Pictures in the data below are not part of the copy; transcribe everything else exactly.

━━ GIVEN DATA

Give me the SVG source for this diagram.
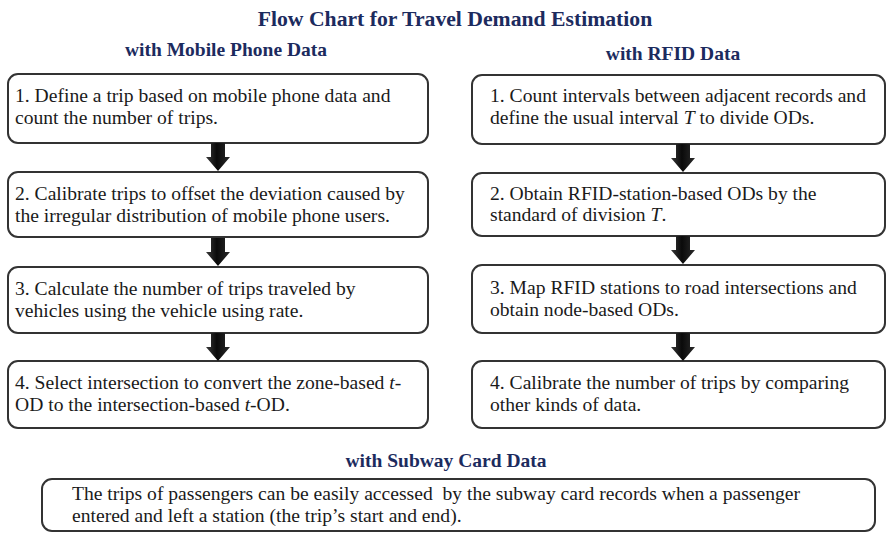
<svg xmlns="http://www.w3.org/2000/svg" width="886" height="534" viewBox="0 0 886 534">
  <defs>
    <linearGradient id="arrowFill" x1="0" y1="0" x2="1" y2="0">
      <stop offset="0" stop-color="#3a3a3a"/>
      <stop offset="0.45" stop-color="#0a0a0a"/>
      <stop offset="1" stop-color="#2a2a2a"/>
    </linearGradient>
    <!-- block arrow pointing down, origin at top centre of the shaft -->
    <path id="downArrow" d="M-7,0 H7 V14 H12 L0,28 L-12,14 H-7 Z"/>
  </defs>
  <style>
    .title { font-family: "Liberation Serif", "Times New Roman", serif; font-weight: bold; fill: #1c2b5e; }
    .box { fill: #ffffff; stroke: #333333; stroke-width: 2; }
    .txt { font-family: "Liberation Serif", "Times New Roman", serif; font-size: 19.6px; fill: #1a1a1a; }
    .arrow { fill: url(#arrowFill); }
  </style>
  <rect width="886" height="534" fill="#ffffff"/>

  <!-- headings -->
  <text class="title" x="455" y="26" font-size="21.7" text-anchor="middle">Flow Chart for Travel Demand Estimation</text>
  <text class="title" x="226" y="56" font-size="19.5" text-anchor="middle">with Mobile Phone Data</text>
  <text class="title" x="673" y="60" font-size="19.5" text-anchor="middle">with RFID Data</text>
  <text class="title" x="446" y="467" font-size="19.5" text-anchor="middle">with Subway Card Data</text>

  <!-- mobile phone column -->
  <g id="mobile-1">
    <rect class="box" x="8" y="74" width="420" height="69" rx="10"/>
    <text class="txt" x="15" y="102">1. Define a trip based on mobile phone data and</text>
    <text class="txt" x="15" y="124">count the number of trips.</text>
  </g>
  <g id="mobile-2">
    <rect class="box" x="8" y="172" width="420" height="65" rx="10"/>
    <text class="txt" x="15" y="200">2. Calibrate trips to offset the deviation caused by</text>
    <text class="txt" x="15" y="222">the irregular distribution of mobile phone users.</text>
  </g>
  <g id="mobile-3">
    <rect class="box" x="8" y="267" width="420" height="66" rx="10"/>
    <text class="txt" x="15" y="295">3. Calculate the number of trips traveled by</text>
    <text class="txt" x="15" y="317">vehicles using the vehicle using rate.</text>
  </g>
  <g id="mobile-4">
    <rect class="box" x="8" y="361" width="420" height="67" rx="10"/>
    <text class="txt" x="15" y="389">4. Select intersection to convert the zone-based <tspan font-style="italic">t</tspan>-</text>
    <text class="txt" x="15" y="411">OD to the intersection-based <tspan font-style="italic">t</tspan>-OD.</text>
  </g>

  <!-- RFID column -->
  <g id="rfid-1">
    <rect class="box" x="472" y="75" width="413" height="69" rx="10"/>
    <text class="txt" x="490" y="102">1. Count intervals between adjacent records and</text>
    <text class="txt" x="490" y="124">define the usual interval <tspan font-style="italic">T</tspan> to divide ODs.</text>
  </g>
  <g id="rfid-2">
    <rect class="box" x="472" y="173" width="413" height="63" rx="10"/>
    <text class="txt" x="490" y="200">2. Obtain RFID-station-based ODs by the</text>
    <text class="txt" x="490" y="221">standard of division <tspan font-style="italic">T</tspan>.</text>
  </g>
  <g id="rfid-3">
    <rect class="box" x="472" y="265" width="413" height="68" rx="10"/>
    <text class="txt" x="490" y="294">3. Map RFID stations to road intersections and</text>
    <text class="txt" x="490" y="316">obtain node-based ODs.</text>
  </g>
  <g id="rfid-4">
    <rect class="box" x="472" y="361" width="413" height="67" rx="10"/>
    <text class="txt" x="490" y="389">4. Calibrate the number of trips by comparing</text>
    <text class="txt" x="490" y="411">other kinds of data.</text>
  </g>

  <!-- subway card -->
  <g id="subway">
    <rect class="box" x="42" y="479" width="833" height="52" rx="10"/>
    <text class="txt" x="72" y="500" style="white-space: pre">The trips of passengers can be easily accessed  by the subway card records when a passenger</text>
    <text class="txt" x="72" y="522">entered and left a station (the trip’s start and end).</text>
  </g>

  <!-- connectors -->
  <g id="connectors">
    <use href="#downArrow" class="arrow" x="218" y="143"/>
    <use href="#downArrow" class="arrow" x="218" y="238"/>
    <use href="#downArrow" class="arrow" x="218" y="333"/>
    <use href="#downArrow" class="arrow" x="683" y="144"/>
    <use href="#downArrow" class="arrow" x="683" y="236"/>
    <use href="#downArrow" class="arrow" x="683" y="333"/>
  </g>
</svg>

━━━━

* _SOLUTION TO THIS TASK_:
Give me the SVG source for this diagram.
<svg xmlns="http://www.w3.org/2000/svg" width="886" height="534" viewBox="0 0 886 534">
  <defs>
    <linearGradient id="arrowFill" x1="0" y1="0" x2="1" y2="0">
      <stop offset="0" stop-color="#3a3a3a"/>
      <stop offset="0.45" stop-color="#0a0a0a"/>
      <stop offset="1" stop-color="#2a2a2a"/>
    </linearGradient>
    <!-- block arrow pointing down, origin at top centre of the shaft -->
    <path id="downArrow" d="M-7,0 H7 V14 H12 L0,28 L-12,14 H-7 Z"/>
  </defs>
  <style>
    .title { font-family: "Liberation Serif", "Times New Roman", serif; font-weight: bold; fill: #1c2b5e; }
    .box { fill: #ffffff; stroke: #333333; stroke-width: 2; }
    .txt { font-family: "Liberation Serif", "Times New Roman", serif; font-size: 19.6px; fill: #1a1a1a; }
    .arrow { fill: url(#arrowFill); }
  </style>
  <rect width="886" height="534" fill="#ffffff"/>

  <!-- headings -->
  <text class="title" x="455" y="26" font-size="21.7" text-anchor="middle">Flow Chart for Travel Demand Estimation</text>
  <text class="title" x="226" y="56" font-size="19.5" text-anchor="middle">with Mobile Phone Data</text>
  <text class="title" x="673" y="60" font-size="19.5" text-anchor="middle">with RFID Data</text>
  <text class="title" x="446" y="467" font-size="19.5" text-anchor="middle">with Subway Card Data</text>

  <!-- mobile phone column -->
  <g id="mobile-1">
    <rect class="box" x="8" y="74" width="420" height="69" rx="10"/>
    <text class="txt" x="15" y="102">1. Define a trip based on mobile phone data and</text>
    <text class="txt" x="15" y="124">count the number of trips.</text>
  </g>
  <g id="mobile-2">
    <rect class="box" x="8" y="172" width="420" height="65" rx="10"/>
    <text class="txt" x="15" y="200">2. Calibrate trips to offset the deviation caused by</text>
    <text class="txt" x="15" y="222">the irregular distribution of mobile phone users.</text>
  </g>
  <g id="mobile-3">
    <rect class="box" x="8" y="267" width="420" height="66" rx="10"/>
    <text class="txt" x="15" y="295">3. Calculate the number of trips traveled by</text>
    <text class="txt" x="15" y="317">vehicles using the vehicle using rate.</text>
  </g>
  <g id="mobile-4">
    <rect class="box" x="8" y="361" width="420" height="67" rx="10"/>
    <text class="txt" x="15" y="389">4. Select intersection to convert the zone-based <tspan font-style="italic">t</tspan>-</text>
    <text class="txt" x="15" y="411">OD to the intersection-based <tspan font-style="italic">t</tspan>-OD.</text>
  </g>

  <!-- RFID column -->
  <g id="rfid-1">
    <rect class="box" x="472" y="75" width="413" height="69" rx="10"/>
    <text class="txt" x="490" y="102">1. Count intervals between adjacent records and</text>
    <text class="txt" x="490" y="124">define the usual interval <tspan font-style="italic">T</tspan> to divide ODs.</text>
  </g>
  <g id="rfid-2">
    <rect class="box" x="472" y="173" width="413" height="63" rx="10"/>
    <text class="txt" x="490" y="200">2. Obtain RFID-station-based ODs by the</text>
    <text class="txt" x="490" y="221">standard of division <tspan font-style="italic">T</tspan>.</text>
  </g>
  <g id="rfid-3">
    <rect class="box" x="472" y="265" width="413" height="68" rx="10"/>
    <text class="txt" x="490" y="294">3. Map RFID stations to road intersections and</text>
    <text class="txt" x="490" y="316">obtain node-based ODs.</text>
  </g>
  <g id="rfid-4">
    <rect class="box" x="472" y="361" width="413" height="67" rx="10"/>
    <text class="txt" x="490" y="389">4. Calibrate the number of trips by comparing</text>
    <text class="txt" x="490" y="411">other kinds of data.</text>
  </g>

  <!-- subway card -->
  <g id="subway">
    <rect class="box" x="42" y="479" width="833" height="52" rx="10"/>
    <text class="txt" x="72" y="500" style="white-space: pre">The trips of passengers can be easily accessed  by the subway card records when a passenger</text>
    <text class="txt" x="72" y="522">entered and left a station (the trip’s start and end).</text>
  </g>

  <!-- connectors -->
  <g id="connectors">
    <use href="#downArrow" class="arrow" x="218" y="143"/>
    <use href="#downArrow" class="arrow" x="218" y="238"/>
    <use href="#downArrow" class="arrow" x="218" y="333"/>
    <use href="#downArrow" class="arrow" x="683" y="144"/>
    <use href="#downArrow" class="arrow" x="683" y="236"/>
    <use href="#downArrow" class="arrow" x="683" y="333"/>
  </g>
</svg>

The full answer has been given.